The first significant resistance seen against today's advance came when U.S. combat teams advanced to a line of concrete bunkers and other fortifications that were flying black flags. U.S. infantrymen dismounted from Bradley troop carriers and cleared those fortifications without any reported casualties. About 50 Iraqi soldiers were taken as prisoners of war in that operation.
Close air support from U.S. A-10 antitank planes and an F-15 fighter jet was called in against Iraqi tanks today as the combat teams approached the outskirts of Karbala. Two Soviet-built T-55 Iraqi tanks were seen trying to flee to the northeast.
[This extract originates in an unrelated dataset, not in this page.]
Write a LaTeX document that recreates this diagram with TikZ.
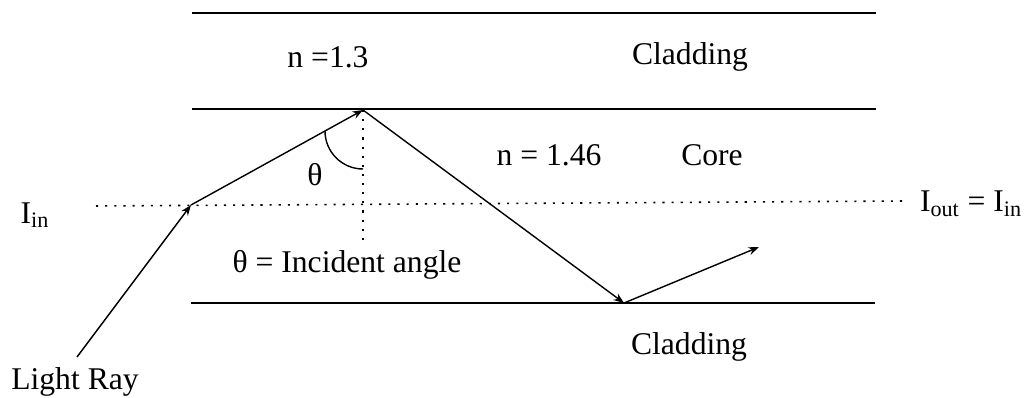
\documentclass[tikz,border=0pt]{standalone}
\usepackage{fontspec}
\setmainfont{Liberation Serif}
\usepackage{tikz}
\usetikzlibrary{arrows.meta,calc}
\tikzset{
  wall/.style={draw,line width=1pt},
  ray/.style={draw,line width=0.8pt,-{Stealth[length=6pt,width=4.5pt]}},
  axisline/.style={draw,line width=0.9pt,dash pattern=on 1.2pt off 4pt},
  lbl/.style={inner sep=0pt,font=\fontsize{18}{20}\selectfont},
}

\begin{document}
\begin{tikzpicture}[x=0.02cm,y=-0.02cm]
\useasboundingbox (0,0) rectangle (1026,398);

% cladding / core boundaries
\coordinate (topL) at (192,13);  \coordinate (topR) at (876,13);
\coordinate (midL) at (192,109); \coordinate (midR) at (876,109);
\coordinate (botL) at (191,303); \coordinate (botR) at (875,303);
\draw[wall] (topL) -- (topR);
\draw[wall] (midL) -- (midR);
\draw[wall] (botL) -- (botR);

% axis and normal
\coordinate (axL) at (96,206);
\coordinate (axR) at (903,201);
\coordinate (p2) at (363,110);
\coordinate (nEnd) at (363,240);
\draw[axisline] (axL) -- (axR);
\draw[axisline] (p2) -- (nEnd);

% the ray
\coordinate (src) at (77,357);
\coordinate (p1) at (191,205);
\coordinate (p3) at (624,303);
\coordinate (p4) at (759,247);
\draw[ray] (src) -- (p1);
\draw[ray] (p1) -- (p2);
\draw[ray] (p2) -- (p3);
\draw[ray] (p3) -- (p4);

% incident angle
\coordinate (arcS) at (325,131);
\draw[line width=0.8pt] (arcS) arc[start angle=180,end angle=270,radius=0.76cm];

\node[lbl] (nclad) at (328,57) {n =1.3};
\node[lbl] (cladtop) at (690,57) {Cladding};
\node[lbl] (ncore) at (549,155) {n = 1.46};
\node[lbl] (core) at (712,155) {Core};
\node[lbl] (theta) at (315,175) {θ};
\node[lbl] (thetadef) at (347,265) {θ = Incident angle};
\node[lbl] (iin) at (35,215) {I\textsubscript{in}};
\node[lbl] (iout) at (971,204) {I\textsubscript{out} = I\textsubscript{in}};
\node[lbl] (cladbot) at (689,347) {Cladding};
\node[lbl] (light) at (75,382) {Light Ray};

\end{tikzpicture}
\end{document}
While U.S. combat troops are pushing farther north, thousands of U.S. reinforcements also have been force marching forward from Kuwait in an attempt to intensify the U.S. advance on Baghdad and to reinforce the U.S. supply lines that run past the cities of Nasiriyah, Samawah, and Najaf.
There have been some counterattacks by small groups of Iraqi commandos against those rearguard positions, including a suicide car bombing yesterday by an Iraqi lieutenant near Najaf that killed four U.S. soldiers.
Iraqi President Saddam Hussein has honored that Iraqi officer posthumously, and officials have threatened to launch more suicide bomb attacks against U.S. forces in the near future.
Meanwhile, U.S. paratroopers who seized an airfield north of Baghdad earlier this week reportedly are receiving equipment and additional troop reinforcements from the air. Those deployments appear to be aimed at opening a northern front against the Republican Guards' defensive ring around the Iraqi capital.